Political change is one of the biggest influences on investments, creating often rapid and sharp responses which can be a frightening thing to watch.
One way or another, almost everyone is dependent upon the state of the markets.
Shares and funds are the obvious elements of most investments which react first and most clearly and, of course, pensions and other investment vehicles are built upon those holdings in the world’s companies, sovereign funds and the like.
It’s easy to be concerned by big price fluctuations and when there are large sell-offs it’s logical in some ways to wonder if those us with more modest investments should be doing the same.
However knee-jerk reactions are one of the quickest ways to destroy your own wealth. If you are not a day-trader or someone looking to make a “quick buck”, you should almost always view the markets over the longer term.

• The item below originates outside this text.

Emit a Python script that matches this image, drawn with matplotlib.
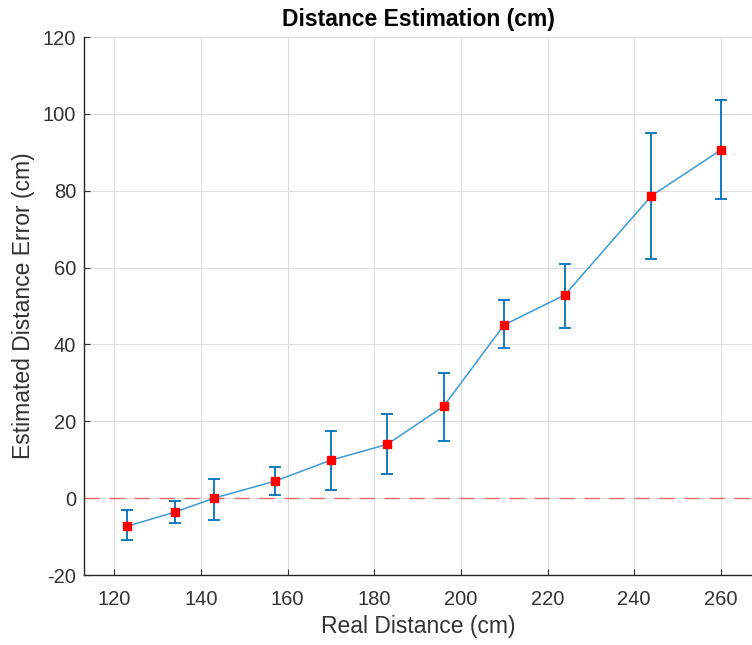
import matplotlib
matplotlib.use('Agg')
import matplotlib.pyplot as plt

plt.rcParams['font.family'] = ['Liberation Sans', 'DejaVu Sans']
plt.rcParams['axes.unicode_minus'] = False

# data
real_dist = [123, 134, 143, 157, 170, 183, 196, 210, 224, 244, 260]
est_error = [-7.3, -3.6, 0.0, 4.4, 9.9, 14.0, 23.9, 45.1, 52.9, 78.7, 90.6]
err_low = [3.6, 2.8, 5.6, 3.7, 7.7, 7.8, 9.0, 6.1, 8.7, 16.4, 12.7]
err_high = [4.1, 2.9, 5.1, 3.6, 7.7, 7.8, 8.8, 6.5, 8.1, 16.3, 13.1]

fig = plt.figure(figsize=(7.52, 6.45), dpi=100)
ax = fig.add_axes([0.1117, 0.1085, 0.8883, 0.834])

dark = '#333333'
ax.grid(True, color='#dedede', linewidth=0.8)
ax.set_axisbelow(True)

ax.axhline(0, color='#e8696b', linestyle=(0, (11, 7)), linewidth=1.0, zorder=2)
ax.errorbar(real_dist, est_error, yerr=[err_low, err_high], fmt='none',
            ecolor='#0072bd', elinewidth=1.3, capsize=4.5, capthick=1.3, zorder=3)
ax.plot(real_dist, est_error, '-', color='#3b9ad9', linewidth=1.1, zorder=4)
ax.plot(real_dist, est_error, 's', color='red', markersize=6.3, zorder=5)

ax.set_xlim(113, 267.2)
ax.set_ylim(-20, 120)
ax.set_xticks(range(120, 261, 20))
ax.set_yticks(range(-20, 121, 20))

for s in ['top', 'right']:
    ax.spines[s].set_visible(False)
for s in ['left', 'bottom']:
    ax.spines[s].set_color('#262626')
    ax.spines[s].set_linewidth(1.0)
ax.tick_params(direction='in', length=4, colors=dark, labelsize=14.5)
ax.tick_params(axis='x', pad=11)
ax.tick_params(axis='y', pad=5.5)

ax.set_xlabel('Real Distance (cm)', fontsize=16.5, color=dark, labelpad=4)
ax.set_ylabel('Estimated Distance Error (cm)', fontsize=16.5, color=dark, labelpad=6)
ax.set_title('Distance Estimation (cm)', fontsize=16.5, fontweight='bold', color='black', pad=8)

fig.savefig('out.png', dpi=100)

Professional traders often see a day like today as an opportunity rather than a threat. Millions of people rush to sell, often merely compounding the losses which happened before they could react and those professionals can derive a benefit from that.
What smaller investors would most often be better doing (assuming they don’t need those investments turning into cash in the very short term) is either waiting it out or even taking what is known as a “contrarian” approach and buying more while the prices of good investments are artificially and temporarily low.
Don’t panic!
In fact, sticking with regular investments smooths out the cost because you keep on buying when they are both high and low, negating the worst effects of either situation.
Day-by-day markets are a dangerous thing to play with if you don’t have a plan, a good understanding of your longer term aims and a large amount of knowledge and experience.
If you have good advisors behind you, who have taken the time to get to know your needs and aspirations, they will be able to reassure you or make any moves on your behalf that their experience tells them will stand the best chance of being beneficial for you and your loved ones.
The message, quite simply, is that when there are seismic events in the world and the 24-hour news channels are obsessing about the state of the markets, you will increase your chances of losing money if you react in panic.
Seek good, impartial advice and you could find you are looking at an opportunity.